Администрация США во главе с Рузвельтом проявила реализм, выступив в поддержку подвергшегося агрессии Советского Союза. Она сделала этот шаг вопреки мнению собственных изоляционистов, выступавших против какого-либо участия Соединенных Штатов в войне и под этой ширмой против помощи Советскому Союзу, а также вопреки точке зрения многих военных, крайне низко оценивавших боевые возможности Вооруженных Сил СССР. Однако такой шаг был сделан ею исходя прежде всего из собственных интересов. Оккупация Германией западноевропейских стран резко противоречила интересам США в Европе. Американские монополии потеряли европейский рынок. Гитлер угрожал национальной независимости и самих Соединенных Штатов. В беседах со своим гросс-адмиралом Редером он поднимал вопрос сначала о бомбардировках Азорских островов, которые намеревался захватить, а затем и о «решительном наступлении» против США после окончания похода на Восток [120].

Вашингтон давно строил свою политику на противопоставлении соперников США друг другу и их ослаблении таким образом. В данном случае столкновение Германии и СССР полностью вписывалось в схему обеспечения благоприятного для США «баланса сил», который можно было, по мнению вашингтонских политиков, обеспечить чужими руками, не участвуя активно в войне.

2 августа 1941 года правительство США продлило торговое соглашение, предоставлявшее СССР режим наибольшего благоприятствования, чтобы «оказать все осуществимое экономическое содействие с целью укрепления Советского Союза в его борьбе против вооруженной агрессии», но оно исходило при этом из того, что это «соответствует интересам государственной обороны Соединенных Штатов» [121]. 7 ноября 1941 года, то есть только на 140-й день Великой Отечественной войны, США распространили на СССР действие закона о ленд-лизе. Но и здесь расчет был прост. «Деньги, истраченные по ленд-лизу, безусловно, спасали множество американских жизней, — констатировал в своих мемуарах Г. Трумэн. — Каждый русский, английский или австралийский солдат, который получал снаряжение по ленд-лизу и шел в бой, пропорционально сокращал военные опасности для нашей молодежи».

Рузвельт, писал посол США в Москве в 1943–1946 годах А. Гарриман, «надеялся, что, если мы поможем русским продолжать сражаться, Красная Армия сломит армии держав «оси» и мы, используя воздушные и морские силы, сможем избежать использования крупных наземных сил в Европе» [122].

В частных беседах американским политикам грезились варианты, когда США благодаря своей «рациональной» политике обретут доминирующее положение в мире. «Нам предназначена роль… игроков, которые вступят в игру в решающий момент… Мы придем со свежими силами», — доверительно разъяснял свои планы американский президент в одной из бесед с сыном в августе 1941 года [123].

Таковы факты.
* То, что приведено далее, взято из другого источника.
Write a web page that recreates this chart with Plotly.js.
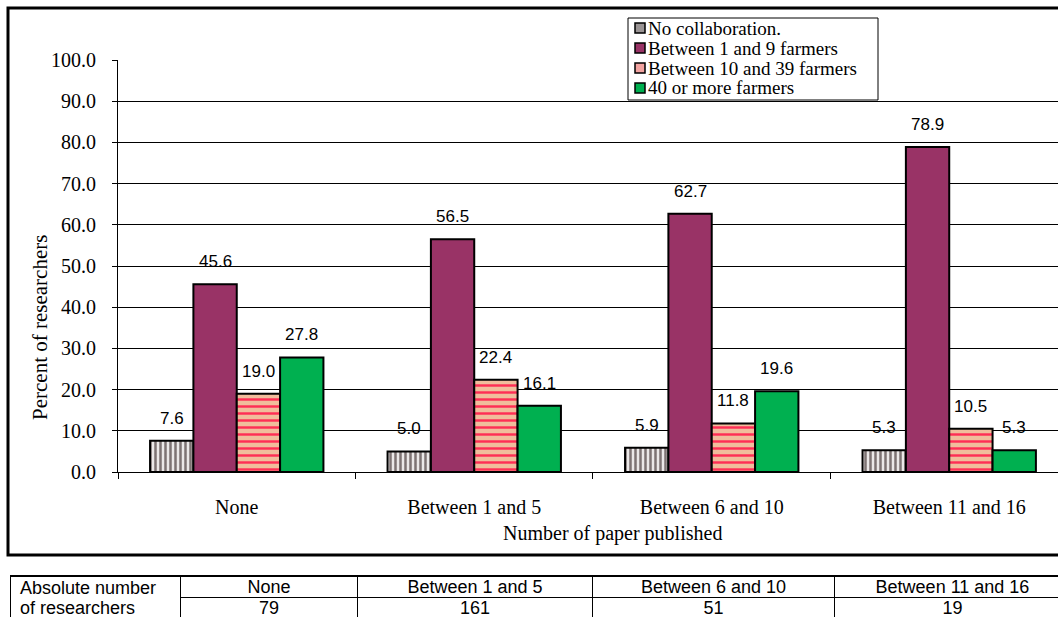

По крайней мере, некоторые из них. Мюнхен провалился, но это не означало, что он мертв. «Антисоветский дух Мюнхена держался и после того, как Германия напала на Советский Союз в июне 1941 года», — приходит к выводу американский исследователь Дж. Стюарт [124]. Тень Мюнхена постоянно присутствовала в планах и намерениях правящих кругов Запада. Правящим кругам Англии грезилась ведущая роль в Европе, правительству Соединенных Штатов — роль мирового лидера. Такие настроения — реальный факт, и они оказывали сильнейшее влияние на позицию Лондона и Вашингтона, делая ее двойственной по отношению к СССР. Эта двойственность проявлялась практически по всем основным вопросам их взаимоотношений с Советским Союзом во время войны, включая прежде всего вопрос о втором фронте. Гегемонистские устремления нацеливали «западные демократии» на устранение Германии и Японии как империалистических конкурентов и на всемерное ослабление социалистического Советского Союза как классового противника.